Peu importe, finalement, qu'il n'y ait plus eu d'appels internationaux derrière. "Très franchement, je savais que ce serait sans doute ma seule sélection et je m'étais fait à cette idée, relativise celui qui évolue encore à Etoile Carouge. Je me suis bien sûr battu pour en revivre, mais le match suivant avait lieu trois mois plus tard.
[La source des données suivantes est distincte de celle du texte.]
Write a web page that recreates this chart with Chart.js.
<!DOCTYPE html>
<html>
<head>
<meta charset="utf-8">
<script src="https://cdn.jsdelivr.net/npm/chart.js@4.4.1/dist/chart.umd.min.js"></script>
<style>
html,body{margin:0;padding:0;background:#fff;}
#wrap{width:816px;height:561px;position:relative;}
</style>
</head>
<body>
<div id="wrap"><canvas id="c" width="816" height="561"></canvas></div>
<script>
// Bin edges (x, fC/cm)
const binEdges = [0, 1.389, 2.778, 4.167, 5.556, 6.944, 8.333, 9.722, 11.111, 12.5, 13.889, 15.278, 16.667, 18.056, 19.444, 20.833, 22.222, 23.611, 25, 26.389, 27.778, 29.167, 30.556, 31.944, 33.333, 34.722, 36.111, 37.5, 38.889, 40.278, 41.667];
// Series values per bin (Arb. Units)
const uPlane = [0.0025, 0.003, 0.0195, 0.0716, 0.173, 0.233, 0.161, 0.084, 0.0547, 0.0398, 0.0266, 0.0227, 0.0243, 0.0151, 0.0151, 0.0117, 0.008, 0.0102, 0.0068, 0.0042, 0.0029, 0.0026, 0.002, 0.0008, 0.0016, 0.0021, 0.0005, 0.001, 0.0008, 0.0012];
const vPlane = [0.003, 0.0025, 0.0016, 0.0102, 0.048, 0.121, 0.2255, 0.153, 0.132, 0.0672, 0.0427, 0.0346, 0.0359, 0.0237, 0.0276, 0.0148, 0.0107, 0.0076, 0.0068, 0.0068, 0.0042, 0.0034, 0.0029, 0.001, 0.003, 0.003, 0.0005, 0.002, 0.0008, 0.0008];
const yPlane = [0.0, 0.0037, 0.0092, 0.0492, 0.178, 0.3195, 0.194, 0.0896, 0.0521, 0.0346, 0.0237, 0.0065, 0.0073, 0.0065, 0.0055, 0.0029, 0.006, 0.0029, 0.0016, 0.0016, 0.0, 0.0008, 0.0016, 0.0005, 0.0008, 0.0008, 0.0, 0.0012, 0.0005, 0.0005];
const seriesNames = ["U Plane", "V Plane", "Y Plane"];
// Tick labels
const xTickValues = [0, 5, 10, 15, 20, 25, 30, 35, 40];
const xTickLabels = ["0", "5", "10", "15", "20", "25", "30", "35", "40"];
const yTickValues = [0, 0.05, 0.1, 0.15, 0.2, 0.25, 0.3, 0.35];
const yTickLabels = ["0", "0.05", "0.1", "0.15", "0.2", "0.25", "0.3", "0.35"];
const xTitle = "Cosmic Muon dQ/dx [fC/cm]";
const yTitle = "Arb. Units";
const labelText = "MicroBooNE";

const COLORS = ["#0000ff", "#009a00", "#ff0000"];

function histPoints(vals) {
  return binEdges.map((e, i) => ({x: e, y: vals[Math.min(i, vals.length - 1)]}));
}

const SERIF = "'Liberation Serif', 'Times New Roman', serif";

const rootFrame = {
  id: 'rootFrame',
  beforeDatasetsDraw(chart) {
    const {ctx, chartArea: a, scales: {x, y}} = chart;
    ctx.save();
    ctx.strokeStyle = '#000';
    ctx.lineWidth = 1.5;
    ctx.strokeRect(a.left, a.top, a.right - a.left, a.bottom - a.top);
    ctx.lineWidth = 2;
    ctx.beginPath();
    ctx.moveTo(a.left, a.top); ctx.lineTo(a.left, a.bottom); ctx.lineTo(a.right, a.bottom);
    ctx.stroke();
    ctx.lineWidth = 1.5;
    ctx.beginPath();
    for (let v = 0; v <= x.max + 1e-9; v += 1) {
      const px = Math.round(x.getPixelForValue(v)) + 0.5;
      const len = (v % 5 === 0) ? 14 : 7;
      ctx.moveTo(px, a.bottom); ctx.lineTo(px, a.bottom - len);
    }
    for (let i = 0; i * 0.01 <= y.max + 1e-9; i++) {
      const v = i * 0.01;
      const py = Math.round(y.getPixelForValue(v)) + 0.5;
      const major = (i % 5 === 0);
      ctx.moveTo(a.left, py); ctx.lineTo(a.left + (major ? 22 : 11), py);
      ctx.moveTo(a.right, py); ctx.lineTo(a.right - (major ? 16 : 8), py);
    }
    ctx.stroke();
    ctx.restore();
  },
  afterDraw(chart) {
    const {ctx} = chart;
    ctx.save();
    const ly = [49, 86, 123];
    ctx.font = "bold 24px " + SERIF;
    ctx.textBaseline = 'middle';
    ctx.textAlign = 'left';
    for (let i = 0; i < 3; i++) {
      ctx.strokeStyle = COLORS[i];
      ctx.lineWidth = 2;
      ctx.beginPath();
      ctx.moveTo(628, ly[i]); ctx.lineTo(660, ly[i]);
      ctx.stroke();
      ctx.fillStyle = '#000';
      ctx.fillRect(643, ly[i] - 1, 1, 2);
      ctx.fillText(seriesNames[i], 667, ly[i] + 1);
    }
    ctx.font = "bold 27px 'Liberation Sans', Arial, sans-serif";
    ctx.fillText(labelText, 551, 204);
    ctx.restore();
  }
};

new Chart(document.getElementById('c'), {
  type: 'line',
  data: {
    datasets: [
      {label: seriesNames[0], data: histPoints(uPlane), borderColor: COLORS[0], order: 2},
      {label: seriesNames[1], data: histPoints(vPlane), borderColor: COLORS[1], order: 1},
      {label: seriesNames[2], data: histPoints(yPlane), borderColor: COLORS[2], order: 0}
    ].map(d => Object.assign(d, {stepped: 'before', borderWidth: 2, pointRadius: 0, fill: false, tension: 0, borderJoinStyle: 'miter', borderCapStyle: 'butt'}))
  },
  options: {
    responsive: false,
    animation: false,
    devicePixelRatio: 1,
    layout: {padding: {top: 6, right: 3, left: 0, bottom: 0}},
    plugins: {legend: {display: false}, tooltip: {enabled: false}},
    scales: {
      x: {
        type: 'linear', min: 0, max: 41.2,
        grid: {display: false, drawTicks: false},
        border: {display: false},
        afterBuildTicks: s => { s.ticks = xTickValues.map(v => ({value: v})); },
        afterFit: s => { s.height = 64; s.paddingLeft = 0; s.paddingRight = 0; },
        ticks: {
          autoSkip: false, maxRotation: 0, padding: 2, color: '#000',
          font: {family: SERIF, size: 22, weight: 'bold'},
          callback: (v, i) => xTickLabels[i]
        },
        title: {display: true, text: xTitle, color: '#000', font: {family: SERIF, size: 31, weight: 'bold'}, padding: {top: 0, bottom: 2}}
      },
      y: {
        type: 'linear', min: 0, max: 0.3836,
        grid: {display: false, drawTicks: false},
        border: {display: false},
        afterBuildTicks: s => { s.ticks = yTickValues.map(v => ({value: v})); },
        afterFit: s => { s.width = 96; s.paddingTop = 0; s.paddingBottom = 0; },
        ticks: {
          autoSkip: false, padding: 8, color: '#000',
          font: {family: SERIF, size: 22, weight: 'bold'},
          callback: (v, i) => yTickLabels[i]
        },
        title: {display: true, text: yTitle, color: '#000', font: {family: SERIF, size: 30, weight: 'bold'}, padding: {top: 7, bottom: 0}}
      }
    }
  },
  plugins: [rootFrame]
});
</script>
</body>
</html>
Il aurait fallu que je reste sur mon nuage et qu'YB gagne le titre pour retrouver le cadre... En réalité, la seule petite frustration que je peux ressentir, c'est de n'avoir été convoqué que pour une semaine à une seule rencontre."

Chapitre 3
Giorgio Contini, une apparition venue de nulle part

Keystone - Fabrice Coffrini

Il ne nous en voudra certainement pas de se voir considéré comme l'un des internationaux suisses les plus "curieux" de l'histoire. Il faut en effet reconnaître qu'en février 2001, au moment où il est convoqué pour la 1re fois sous les drapeaux pour un match amical Pologne-Suisse, Giorgio Contini - 27 ans à l'époque - avait débarqué à la manière d'un cheveu sur la soupe en sélection helvétique. La Nati vivait alors une ère difficile, avec une ASF à hue et à dia et un sélectionneur, Enzo Trossero, peu vraiment au fait des affaires de la Ligue nationale A. Après une défaite contre la Russie et un pénible match nul en Slovénie malgré un doublé de Turkyilmaz, la qualification pour la Coupe du monde 2002 n'est pas hypothéquée, mais les affaires sont tout de même mal embarquées.
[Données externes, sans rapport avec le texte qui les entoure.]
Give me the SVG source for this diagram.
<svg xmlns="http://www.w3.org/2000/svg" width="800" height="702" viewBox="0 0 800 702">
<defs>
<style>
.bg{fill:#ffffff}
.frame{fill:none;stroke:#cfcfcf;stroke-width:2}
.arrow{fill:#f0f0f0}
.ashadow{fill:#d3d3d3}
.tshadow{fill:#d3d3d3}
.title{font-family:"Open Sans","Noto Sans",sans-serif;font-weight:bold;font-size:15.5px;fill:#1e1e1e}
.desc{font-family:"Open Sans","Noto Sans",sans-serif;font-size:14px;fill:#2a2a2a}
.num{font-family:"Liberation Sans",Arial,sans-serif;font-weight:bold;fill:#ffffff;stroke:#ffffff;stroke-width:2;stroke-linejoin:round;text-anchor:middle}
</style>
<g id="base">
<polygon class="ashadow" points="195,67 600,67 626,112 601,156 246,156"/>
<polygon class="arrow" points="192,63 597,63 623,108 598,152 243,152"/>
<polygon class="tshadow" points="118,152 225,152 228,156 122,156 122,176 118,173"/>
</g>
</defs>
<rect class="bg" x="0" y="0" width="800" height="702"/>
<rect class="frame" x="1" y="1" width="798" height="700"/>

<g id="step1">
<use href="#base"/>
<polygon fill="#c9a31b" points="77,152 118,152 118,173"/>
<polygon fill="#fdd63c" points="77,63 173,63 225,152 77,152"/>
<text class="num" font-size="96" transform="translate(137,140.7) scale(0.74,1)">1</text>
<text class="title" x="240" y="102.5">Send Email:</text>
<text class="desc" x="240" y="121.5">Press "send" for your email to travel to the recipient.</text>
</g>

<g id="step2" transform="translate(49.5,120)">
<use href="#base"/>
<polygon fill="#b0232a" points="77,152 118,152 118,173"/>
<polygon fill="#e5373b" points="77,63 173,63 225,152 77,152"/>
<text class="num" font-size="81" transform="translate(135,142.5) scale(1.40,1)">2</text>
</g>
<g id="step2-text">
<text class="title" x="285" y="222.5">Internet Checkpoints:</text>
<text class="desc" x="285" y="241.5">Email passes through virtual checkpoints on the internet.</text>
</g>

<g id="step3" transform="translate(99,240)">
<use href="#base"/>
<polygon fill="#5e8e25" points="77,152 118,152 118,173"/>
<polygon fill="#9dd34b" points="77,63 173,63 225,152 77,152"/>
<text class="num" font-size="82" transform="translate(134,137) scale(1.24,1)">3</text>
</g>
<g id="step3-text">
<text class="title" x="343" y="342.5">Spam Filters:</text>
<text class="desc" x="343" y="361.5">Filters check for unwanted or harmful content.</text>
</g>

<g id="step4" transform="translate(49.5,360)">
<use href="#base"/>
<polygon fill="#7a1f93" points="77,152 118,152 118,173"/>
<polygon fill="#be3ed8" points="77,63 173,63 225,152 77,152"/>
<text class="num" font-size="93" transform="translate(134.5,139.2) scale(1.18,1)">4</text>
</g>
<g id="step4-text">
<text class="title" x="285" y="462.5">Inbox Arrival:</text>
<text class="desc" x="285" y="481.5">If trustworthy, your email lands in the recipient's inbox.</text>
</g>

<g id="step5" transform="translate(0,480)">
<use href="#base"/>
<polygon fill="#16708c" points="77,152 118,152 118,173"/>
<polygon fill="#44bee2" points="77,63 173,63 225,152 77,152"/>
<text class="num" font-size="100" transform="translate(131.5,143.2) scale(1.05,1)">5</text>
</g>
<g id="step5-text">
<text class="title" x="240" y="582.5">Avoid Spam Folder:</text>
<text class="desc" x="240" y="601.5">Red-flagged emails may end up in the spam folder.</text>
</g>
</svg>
Quelques semaines avant sa sélection, Giorgio Contini tente de passer Marco Pascolo, alors gardien du FC Zurich. [Keystone - Regina Khuene]

Attaquant d'un FC Saint-Gall champion de Suisse en titre, Contini n'est à l'époque pas titulaire à l'Espenmoos. Charles Amoah, meilleur buteur du championnat la saison précédente, et Ionel Gane sont chargés de l'animation offensive des "Brodeurs". Tous deux ne sont pas du genre à tricoter dans les 16 mètres adverses. Lui, le Zurichois révélé en LNB (Winterthour et Baden) et assez en verve lors de l'exercice 1999/2000, grignote du temps de jeu çà et là, quelques apparitions dans les derniers quarts d'heure, mais n'est plus une priorité dans le système de Marcel Koller.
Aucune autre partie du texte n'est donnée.